* What needs to be done: Copy exactly, and only, the lines between the line holding "Recreate this image" and the line holding "(hub) at (316.5,181)", inclusive; skip the pictures.

Collected data:
========

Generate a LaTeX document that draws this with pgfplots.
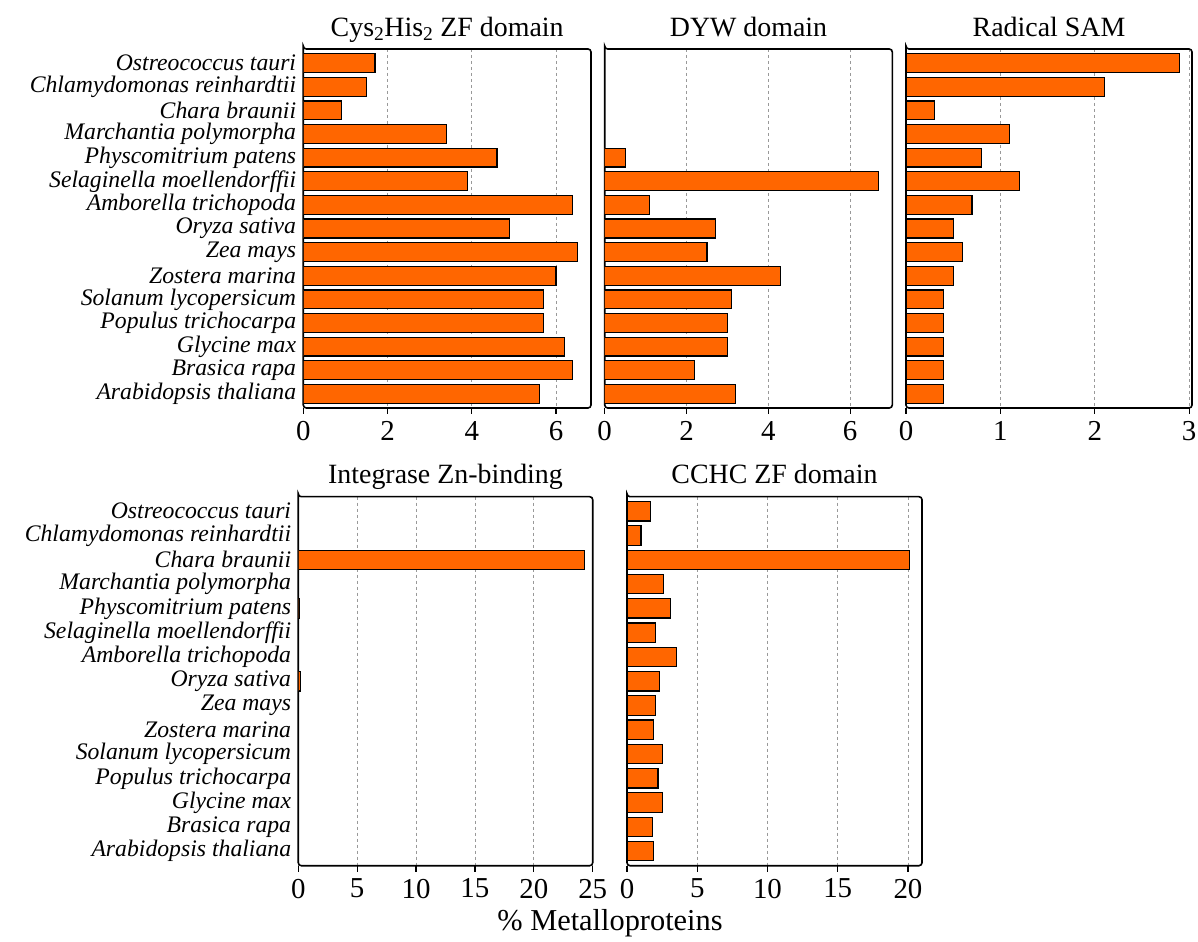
\documentclass[border=0pt]{standalone}
\usepackage{fontspec}
\setmainfont{Liberation Serif}
\usepackage{pgfplots}
\pgfplotsset{compat=1.18}
\definecolor{barorange}{RGB}{255,102,0}
\pgfplotsset{
 panel/.style={
  xbar, scale only axis, anchor=south west,
  y dir=reverse, ymin=-0.6, ymax=14.6, ytick={0,...,14},
  xmin=0, bar width=0.8,
  ytick style={draw=none},
  xtick pos=bottom, tick align=outside, major tick length=6bp,
  xtick style={black, line width=1.2bp},
  xmajorgrids, grid style={dash pattern=on 3bp off 3bp, gray!80, line width=0.8bp},
  axis line style={line width=1.6bp, rounded corners=3bp},
  xticklabel style={font=\fontsize{29}{29}\selectfont, inner ysep=2bp, yshift=-5bp},
  yticklabel style={font=\fontsize{23.8}{23.8}\selectfont\itshape, inner ysep=0pt, inner xsep=1bp},
  /pgf/number format/assume math mode=true,
  title style={font=\fontsize{28}{28}\selectfont, at={(0.5,1)}, anchor=base, yshift=7bp},
  yticklabels={},
 },
 withlabels/.style={yticklabels={Ostreococcus tauri, Chlamydomonas reinhardtii, Chara braunii, Marchantia polymorpha, Physcomitrium patens, Selaginella moellendorffii, Amborella trichopoda, Oryza sativa, Zea mays, Zostera marina, Solanum lycopersicum, Populus trichocarpa, Glycine max, Brasica rapa, Arabidopsis thaliana}},
 barstyle/.style={fill=barorange, draw=black, line width=1.2bp},
}
\begin{document}
\begin{tikzpicture}
\useasboundingbox (0,0) rectangle (1198bp,942bp);
% Panel 1
\begin{axis}[panel, withlabels, at={(303.3bp,534bp)}, width=287.7bp, height=359bp, xmax=6.83, xtick={0,2,4,6},
  title={Cys\textsubscript{2}His\textsubscript{2} ZF domain}]
\addplot[barstyle] coordinates {(1.7,0) (1.5,1) (0.9,2) (3.4,3) (4.6,4) (3.9,5) (6.4,6) (4.9,7) (6.5,8) (6.0,9) (5.7,10) (5.7,11) (6.2,12) (6.4,13) (5.6,14)};
\end{axis}
% Panel 2
\begin{axis}[panel, at={(604.7bp,534bp)}, width=287.6bp, height=359bp, xmax=7.03, xtick={0,2,4,6},
  title={DYW domain}]
\addplot[barstyle] coordinates {(0.5,4) (6.7,5) (1.1,6) (2.7,7) (2.5,8) (4.3,9) (3.1,10) (3.0,11) (3.0,12) (2.2,13) (3.2,14)};
\end{axis}
% Panel 3
\begin{axis}[panel, at={(906bp,534bp)}, width=286bp, height=359bp, xmax=3.03, xtick={0,1,2,3},
  title={Radical SAM}]
\addplot[barstyle] coordinates {(2.9,0) (2.1,1) (0.3,2) (1.1,3) (0.8,4) (1.2,5) (0.7,6) (0.5,7) (0.6,8) (0.5,9) (0.4,10) (0.4,11) (0.4,12) (0.4,13) (0.4,14)};
\end{axis}
% Panel 4
\begin{axis}[panel, withlabels, at={(298.3bp,76.3bp)}, width=294.4bp, height=369bp, xmax=25, xtick={0,5,...,25},
  title={Integrase Zn-binding}]
\addplot[barstyle] coordinates {(24.3,2) (0.1,4) (0.2,7)};
\end{axis}
% Panel 5
\begin{axis}[panel, at={(627bp,76.3bp)}, width=295bp, height=369bp, xmax=21, xtick={0,5,...,20},
  title={CCHC ZF domain}]
\addplot[barstyle] coordinates {(1.7,0) (1.0,1) (20.1,2) (2.6,3) (3.1,4) (2.0,5) (3.5,6) (2.3,7) (2.0,8) (1.9,9) (2.5,10) (2.2,11) (2.5,12) (1.8,13) (1.9,14)};
\end{axis}
\node[anchor=base, font=\fontsize{30.5}{30.5}\selectfont] at (610bp,12bp) {\% Metalloproteins};
\end{tikzpicture}
\end{document}
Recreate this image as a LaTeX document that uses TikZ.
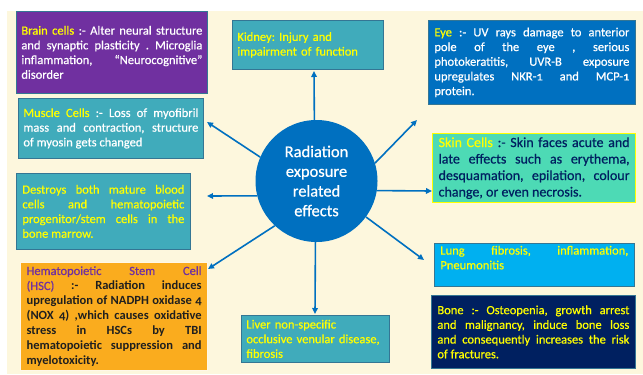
\documentclass[tikz,border=0pt]{standalone}
\usepackage{fontspec}
\setmainfont{Carlito}[Numbers=OldStyle,UprightFeatures={FakeBold=0.6}]
\usepackage{xcolor}
\usetikzlibrary{arrows.meta,positioning}

\definecolor{cream}{RGB}{253,247,221}
\definecolor{edge}{RGB}{52,118,148}
\definecolor{hubblue}{RGB}{0,112,192}
\definecolor{purp}{RGB}{112,48,160}
\definecolor{teal}{RGB}{64,171,187}
\definecolor{mint}{RGB}{77,218,181}
\definecolor{orng}{RGB}{250,172,30}
\definecolor{sky}{RGB}{0,176,240}
\definecolor{navy}{RGB}{0,32,96}
\definecolor{ylw}{RGB}{255,255,0}

\newcommand{\kw}[1]{\textcolor{ylw}{#1}}
\hbadness=10000
\frenchspacing

\begin{document}
\begin{tikzpicture}[
  x=1bp,y=-1bp,
  every node/.style={font=\fontsize{12.5bp}{14.7bp}\selectfont},
  bx/.style={rectangle,draw=edge,line width=0.8bp,anchor=north west,
             inner xsep=5bp,inner ysep=0pt,align=justify},
  hub/.style={circle,fill=hubblue,text=white,minimum size=122bp,inner sep=0pt,
              align=center,font=\fontsize{16.5bp}{19.7bp}\selectfont},
  arr/.style={draw=hubblue,line width=1.6bp,-{Triangle[length=6bp,width=5.5bp]}}]

  % --- page and backdrop
  \useasboundingbox (0,0) rectangle (643,374);
  \fill[cream] (7,11) rectangle (643,374);

  % --- centre
  \node[hub] (hub) at (316.5,181) {Radiation\\exposure\\related\\effects};

  % --- left column
  \node[bx,fill=purp,text=white,text width=181bp,minimum height=82bp]
    (brain) at (16,11)
    {\kw{Brain cells} :- Alter neural structure\linebreak
     and synaptic plasticity . Microglia\linebreak
     inflammation, “Neurocognitive”\linebreak disorder};
  \node[bx,fill=teal,text=white,text width=175bp,minimum height=60bp]
    (muscle) at (18,98)
    {\kw{Muscle Cells} :- Loss of myofibril\linebreak
     mass and contraction, structure\linebreak of myosin gets changed};
  \node[bx,fill=teal,text=ylw,inner xsep=6bp,text width=162bp,minimum height=76bp]
    (blood) at (16,173)
    {Destroys both mature blood\linebreak
     cells and hematopoietic\linebreak
     progenitor/stem cells in the\linebreak bone marrow.};
  \node[bx,fill=orng,draw=white!90!orng,line width=1.2bp,text=black!88,
        inner xsep=6bp,text width=175bp,minimum height=108bp,
        font=\fontsize{12.5bp}{15bp}\selectfont]
    (hsc) at (20,262)
    {\textcolor{purp}{Hematopoietic Stem Cell\linebreak (HSC)}
     \textbf{:- Radiation induces\linebreak
     upregulation of NADPH oxidase 4\linebreak
     (NOX 4) ,which causes oxidative\linebreak
     stress in HSCs by TBI\linebreak
     hematopoietic suppression and\linebreak myelotoxicity.}};

  % --- middle column
  \node[bx,fill=teal,text=ylw,align=left,text width=141bp,minimum height=49bp]
    (kidney) at (232,20) {Kidney: Injury and\\impairment of function};
  \node[bx,fill=teal,text=ylw,align=left,text width=138bp,minimum height=47bp]
    (liver) at (241,315)
    {Liver non-specific\\occlusive venular disease,\\fibrosis};

  % --- right column
  \node[bx,fill=hubblue,text=white,inner xsep=6bp,text width=195bp,minimum height=84bp]
    (eye) at (428,20)
    {\kw{Eye} :- UV rays damage to anterior\linebreak
     pole of the eye , serious\linebreak
     photokeratitis, UVR-B exposure\linebreak
     upregulates NKR-1 and MCP-1\linebreak protein.};
  \node[bx,fill=mint,draw=ylw,line width=1.2bp,text=navy,inner xsep=6bp,
        text width=191bp,minimum height=69bp,
        font=\fontsize{14bp}{16.5bp}\selectfont]
    (skin) at (432,133)
    {\kw{Skin Cells} :- Skin faces acute and\linebreak
     late effects such as erythema,\linebreak
     desquamation, epilation, colour\linebreak
     change, or even necrosis.};
  \node[bx,fill=sky,text=ylw,inner xsep=6bp,text width=188bp,minimum height=43bp]
    (lung) at (434,243)
    {Lung fibrosis, inflammation,\linebreak Pneumonitis\\\mbox{}};
  \node[bx,fill=navy,text=ylw,inner xsep=6bp,text width=192bp,minimum height=73bp]
    (bone) at (431,295)
    {Bone :- Osteopenia, growth arrest\linebreak
     and malignancy, induce bone loss\linebreak
     and consequently increases the risk\linebreak of fractures.};

  % --- arrow tips (they stop short of the boxes)
  \coordinate (tKid) at (314,71);
  \coordinate (tMus) at (207,122);
  \coordinate (tEye) at (417,120);
  \coordinate (tBld) at (207,196);
  \coordinate (tSkn) at (432,191);
  \coordinate (tHsc) at (208,269);
  \coordinate (tLiv) at (315,314);
  \coordinate (tLng) at (424,260);

  \draw[arr] (hub.92)  -- (tKid);
  \draw[arr] (hub.157) -- (tMus);
  \draw[arr] (hub.17)  -- (tEye);
  \draw[arr] (hub.194) -- (tBld);
  \draw[arr] (hub.351) -- (tSkn);
  \draw[arr] (hub.227) -- (tHsc);
  \draw[arr] (hub.269) -- (tLiv);
  \draw[arr] (hub.324) -- (tLng);
\end{tikzpicture}
\end{document}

========

* Solution to this problem:
Recreate this image as a LaTeX document that uses TikZ.
\documentclass[tikz,border=0pt]{standalone}
\usepackage{fontspec}
\setmainfont{Carlito}[Numbers=OldStyle,UprightFeatures={FakeBold=0.6}]
\usepackage{xcolor}
\usetikzlibrary{arrows.meta,positioning}

\definecolor{cream}{RGB}{253,247,221}
\definecolor{edge}{RGB}{52,118,148}
\definecolor{hubblue}{RGB}{0,112,192}
\definecolor{purp}{RGB}{112,48,160}
\definecolor{teal}{RGB}{64,171,187}
\definecolor{mint}{RGB}{77,218,181}
\definecolor{orng}{RGB}{250,172,30}
\definecolor{sky}{RGB}{0,176,240}
\definecolor{navy}{RGB}{0,32,96}
\definecolor{ylw}{RGB}{255,255,0}

\newcommand{\kw}[1]{\textcolor{ylw}{#1}}
\hbadness=10000
\frenchspacing

\begin{document}
\begin{tikzpicture}[
  x=1bp,y=-1bp,
  every node/.style={font=\fontsize{12.5bp}{14.7bp}\selectfont},
  bx/.style={rectangle,draw=edge,line width=0.8bp,anchor=north west,
             inner xsep=5bp,inner ysep=0pt,align=justify},
  hub/.style={circle,fill=hubblue,text=white,minimum size=122bp,inner sep=0pt,
              align=center,font=\fontsize{16.5bp}{19.7bp}\selectfont},
  arr/.style={draw=hubblue,line width=1.6bp,-{Triangle[length=6bp,width=5.5bp]}}]

  % --- page and backdrop
  \useasboundingbox (0,0) rectangle (643,374);
  \fill[cream] (7,11) rectangle (643,374);

  % --- centre
  \node[hub] (hub) at (316.5,181) {Radiation\\exposure\\related\\effects};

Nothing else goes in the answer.